In a credibility contest between the police and almost anyone else, the police usually win. Not so in New Orleans, where a grand jury rejected the official account of police shootings on the Danziger Bridge six days after Hurricane Katrina. The police justified the slaying of two people and the wounding of four others as “an appropriate response to reports of both sniper fire and people shooting at police officers near the bridge.”

Lance Madison was arrested for shooting at cops, but a grand jury refused to indict him. Instead, it indicted seven officers for a variety of charges that include murder.

There may well have been shots fired near the bridge before the police arrived, but survivors of the shooting spree filed a lawsuit that raises serious questions about the claimed justification for gunning down the (apparently unarmed) people on the bridge.

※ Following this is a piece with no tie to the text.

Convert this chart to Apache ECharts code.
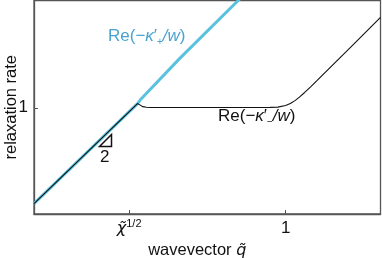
<!DOCTYPE html>
<html>
<head>
<meta charset="utf-8">
<script src="https://cdn.jsdelivr.net/npm/echarts@6/dist/echarts.min.js"></script>
<style>html,body{margin:0;padding:0;background:#fff}#c{width:382px;height:258px}</style>
</head>
<body>
<div id="c"></div>
<script>
// wavevector q~ (chi^{1/2} taken as 0.1), relaxation rate (plateau = 1)
const plusQ  = [0.02465, 0.1131, 0.1179, 0.2106, 0.4975, 0.6823];
const plusR  = [0.0586, 1.132, 1.266, 4.31, 23.9, 45.7];
const minusQ = [0.02465, 0.1131, 0.1150, 0.1170, 0.1223, 0.1290, 0.1355, 0.794, 0.891, 1.0, 1.072, 1.148, 1.230, 1.318, 1.445, 1.585, 1.995, 2.818, 4.04];
const minusR = [0.0586, 1.132, 1.115, 1.089, 1.033, 1.015, 1.009, 1.012, 1.019, 1.068, 1.133, 1.235, 1.378, 1.560, 1.860, 2.231, 3.531, 7.043, 14.47];
const xTickValues = [0.1, 1];
const xTickLabels = ['{a|χ̃}{b|1/2}', '{c|1}'];
const yTickValues = [1];
const yTickLabels = ['1'];
const xRange = [0.02465, 4.04];
const yRange = [0.0431, 23.9];

const font = '"Liberation Sans", Arial, Helvetica, sans-serif';
const mfont = '"DejaVu Sans", "Liberation Sans", sans-serif';
const zip = (a, b) => a.map((v, i) => [v, b[i]]);
const near = (v, t) => Math.abs(Math.log(v) - Math.log(t)) < 1e-6;

const chart = echarts.init(document.getElementById('c'), null, {renderer: 'canvas'});
chart.setOption({
  animation: false,
  textStyle: {fontFamily: font},
  grid: {left: 34, top: 0.5, width: 346.5, height: 213.5, containLabel: false, outerBoundsMode: 'none',
         show: true, borderColor: '#555', borderWidth: 1.3, backgroundColor: 'transparent'},
  xAxis: {
    type: 'log', logBase: 10, min: xRange[0], max: xRange[1],
    name: '{t|wavevector }{q|q̃}', nameLocation: 'middle', nameGap: 28, nameMoveOverlap: false,
    nameTextStyle: {rich: {t: {fontSize: 16.5, color: '#111', fontFamily: font}, q: {fontSize: 16, fontStyle: 'italic', color: '#111', fontFamily: mfont}}, padding: [0, 20, 0, 0]},
    axisLine: {show: true, lineStyle: {color: '#555', width: 1.3}},
    axisTick: {show: true, inside: true, length: 4, lineStyle: {color: '#555'}},
    splitLine: {show: false}, minorTick: {show: false},
    axisLabel: {
      margin: 4, color: '#111',
      formatter: v => { for (let i = 0; i < xTickValues.length; i++) if (near(v, xTickValues[i])) return xTickLabels[i]; return ''; },
      rich: {a: {fontSize: 16, lineHeight: 21, color: '#111', fontFamily: mfont, fontStyle: 'italic'},
             b: {fontSize: 11, lineHeight: 11, verticalAlign: 'top', color: '#111', fontFamily: font},
             c: {fontSize: 17, lineHeight: 21, color: '#111', fontFamily: font}}
    }
  },
  yAxis: {
    type: 'log', logBase: 100, min: yRange[0], max: yRange[1],
    name: 'relaxation rate', nameLocation: 'middle', nameGap: 14, nameRotate: 90, nameMoveOverlap: false,
    nameTextStyle: {fontSize: 16.5, color: '#111'},
    axisLine: {show: true, lineStyle: {color: '#555', width: 1.3}},
    axisTick: {show: true, inside: true, length: 4, lineStyle: {color: '#555'}},
    splitLine: {show: false}, minorTick: {show: false},
    axisLabel: {
      margin: 6, fontSize: 17, color: '#111',
      formatter: v => { for (let i = 0; i < yTickValues.length; i++) if (near(v, yTickValues[i])) return yTickLabels[i]; return ''; }
    }
  },
  series: [
    {type: 'line', name: 'plus', data: zip(plusQ, plusR), showSymbol: false, clip: true,
     lineStyle: {color: '#5ac2df', width: 3}, z: 2},
    {type: 'line', name: 'minus', data: zip(minusQ, minusR), showSymbol: false, clip: true,
     lineStyle: {color: '#111', width: 1.1}, z: 3}
  ],
  graphic: [
    {type: 'text', left: 108, top: 28, z: 10, style: {
      text: '{n|Re(−}{i|κ}{n|′}{s|+}{i|/w}{n|)}', fill: '#4aa3cf', font: '17px ' + font,
      rich: {n: {fontSize: 17, lineHeight: 21, fill: '#4aa3cf', fontFamily: font}, i: {fontSize: 17, lineHeight: 21, fontStyle: 'italic', fill: '#4aa3cf', fontFamily: font}, s: {fontSize: 10, lineHeight: 10, verticalAlign: 'bottom', fill: '#4aa3cf', fontFamily: font}}
    }},
    {type: 'text', left: 218, top: 108, z: 10, style: {
      text: '{n|Re(−}{i|κ}{n|′}{s|−}{i|/w}{n|)}', fill: '#111', font: '17px ' + font,
      rich: {n: {fontSize: 17, lineHeight: 21, fill: '#111', fontFamily: font}, i: {fontSize: 17, lineHeight: 21, fontStyle: 'italic', fill: '#111', fontFamily: font}, s: {fontSize: 10, lineHeight: 10, verticalAlign: 'bottom', fill: '#111', fontFamily: font}}
    }},
    {type: 'polygon', z: 10, shape: {points: [[99.5, 146.5], [111.5, 134.5], [111.5, 146.5]]}, style: {fill: 'none', stroke: '#111', lineWidth: 1.5}},
    {type: 'text', left: 100, top: 149, z: 10, style: {text: '2', fill: '#111', font: '17px ' + font}}
  ]
});
</script>
</body>
</html>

On Sept. 4 about 9 a.m., Ronald and Lance Madison walked near the top of the Danziger Bridge, returning to their brother's dental office on Chef Menteur Highway after a failed attempt to go to their mother's home in eastern New Orleans. Ronald Madison, who was severely retarded, had insisted on staying in the city because he could not bear to leave behind the family dachshunds, Bobbi and Sushi. ... At the same time, according to the lawsuits, another group of people was walking at the base of the bridge on a trek to a nearby Winn Dixie to retrieve food and water. ...

Suddenly, the people on the bridge were confronted by a hail of gunfire coming from a group of men in "dark clothing" who had emerged from the back of a rental truck at the foot of the bridge, the lawsuits said.

The men “turned out to be the seven heavily armed, out-of-uniform police officers [who were] indicted on Thursday.”